--- start ---
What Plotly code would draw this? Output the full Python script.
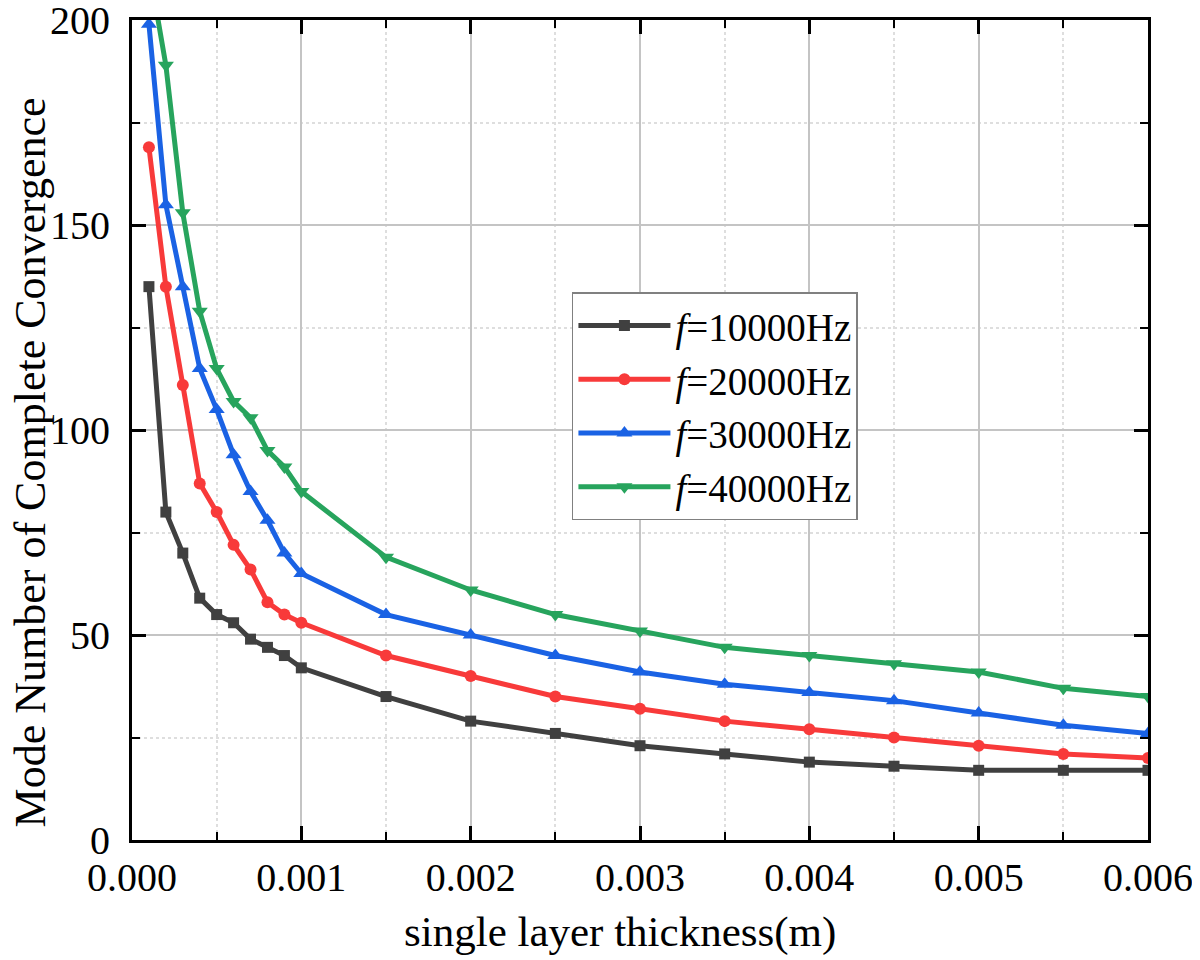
import plotly.graph_objects as go

thickness = [0.0001, 0.0002, 0.0003, 0.0004, 0.0005, 0.0006, 0.0007, 0.0008, 0.0009, 0.001,
             0.0015, 0.002, 0.0025, 0.003, 0.0035, 0.004, 0.0045, 0.005, 0.0055, 0.006]

f10000 = [135, 80, 70, 59, 55, 53, 49, 47, 45, 42, 35, 29, 26, 23, 21, 19, 18, 17, 17, 17]
f20000 = [169, 135, 111, 87, 80, 72, 66, 58, 55, 53, 45, 40, 35, 32, 29, 27, 25, 23, 21, 20]
f30000 = [199, 155, 135, 115, 105, 94, 85, 78, 70, 65, 55, 50, 45, 41, 38, 36, 34, 31, 28, 26]
f40000 = [213, 189, 153, 129, 115, 107, 103, 95, 91, 85, 69, 61, 55, 51, 47, 45, 43, 41, 37, 35]

series_names = ["<i>f</i>=10000Hz", "<i>f</i>=20000Hz", "<i>f</i>=30000Hz", "<i>f</i>=40000Hz"]
series_colors = ["#404040", "#f83a3a", "#1a62e4", "#27a45d"]
series_symbols = ["square", "circle", "triangle-up", "triangle-down"]
series_sizes = [11, 12, 14, 14]
series_values = [f10000, f20000, f30000, f40000]

x_ticks = [0.000, 0.001, 0.002, 0.003, 0.004, 0.005, 0.006]
y_ticks = [0, 50, 100, 150, 200]

x_title = "single layer thickness(m)"
y_title = "Mode Number of Complete Convergence"

FONT = "Liberation Serif, Times New Roman, serif"

fig = go.Figure()
for name, color, sym, size, vals in zip(series_names, series_colors, series_symbols, series_sizes, series_values):
    fig.add_trace(go.Scatter(
        x=thickness, y=vals, name=name, mode="lines+markers",
        line=dict(color=color, width=5),
        marker=dict(symbol=sym, size=size, color=color),
    ))

axis_common = dict(
    showline=True, linecolor="black", linewidth=3, mirror="ticks",
    ticks="inside", ticklen=14, tickwidth=2.5, tickcolor="black",
    showgrid=True, gridcolor="#c4c4c4", gridwidth=1.5,
    zeroline=False, ticklabeloverflow="allow", automargin=False,
    tickfont=dict(family=FONT, size=40, color="black"),
)

fig.update_xaxes(
    range=[0, 0.006], tickvals=x_ticks, ticktext=[f"{v:.3f}" for v in x_ticks],
    minor=dict(dtick=0.0005, ticks="inside", ticklen=8, tickwidth=2, tickcolor="black",
               showgrid=True, gridcolor="#dedede", griddash="dot", gridwidth=1.5),
    **axis_common,
)
fig.update_yaxes(
    range=[0, 200.05], tickvals=y_ticks, ticklabelstandoff=11,
    minor=dict(dtick=25, ticks="inside", ticklen=8, tickwidth=2, tickcolor="black",
               showgrid=True, gridcolor="#dedede", griddash="dot", gridwidth=1.5),
    **axis_common,
)

fig.add_annotation(
    text=x_title, xref="paper", yref="paper", x=0.480, y=-0.112,
    xanchor="center", yanchor="middle", showarrow=False,
    font=dict(family=FONT, size=43, color="black"),
)
fig.add_annotation(
    text=y_title, xref="paper", yref="paper", x=-0.099, y=0.461,
    xanchor="center", yanchor="middle", showarrow=False, textangle=-90,
    font=dict(family=FONT, size=44, color="black"),
)

fig.update_layout(
    width=1192, height=952,
    margin=dict(l=124, r=52, t=12, b=120),
    paper_bgcolor="white", plot_bgcolor="white",
    font=dict(family=FONT, color="black"),
    legend=dict(
        x=0.433, y=0.668, xanchor="left", yanchor="top",
        font=dict(family=FONT, size=39, color="black"),
        bordercolor="#808080", borderwidth=1.5, bgcolor="white",
        itemwidth=92, tracegroupgap=0,
    ),
    showlegend=True,
)

fig.write_html("out.html")
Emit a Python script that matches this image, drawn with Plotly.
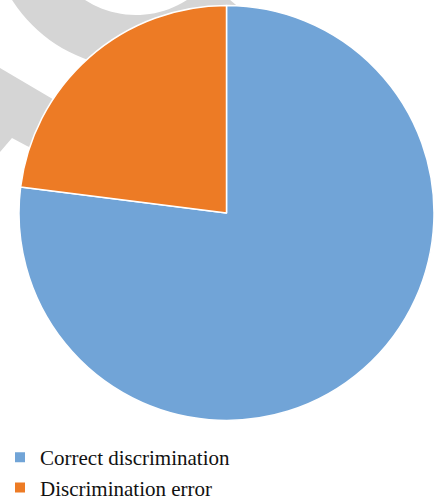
--- end ---
§ **THE EXERCISE**: Give back exactly the lines from the top of the records to the line containing "0.005, 0.0055, 0.006]", both included, and no pictures.

§ **RESULT OF THE EXERCISE**:
What Plotly code would draw this? Output the full Python script.
import plotly.graph_objects as go

thickness = [0.0001, 0.0002, 0.0003, 0.0004, 0.0005, 0.0006, 0.0007, 0.0008, 0.0009, 0.001,
             0.0015, 0.002, 0.0025, 0.003, 0.0035, 0.004, 0.0045, 0.005, 0.0055, 0.006]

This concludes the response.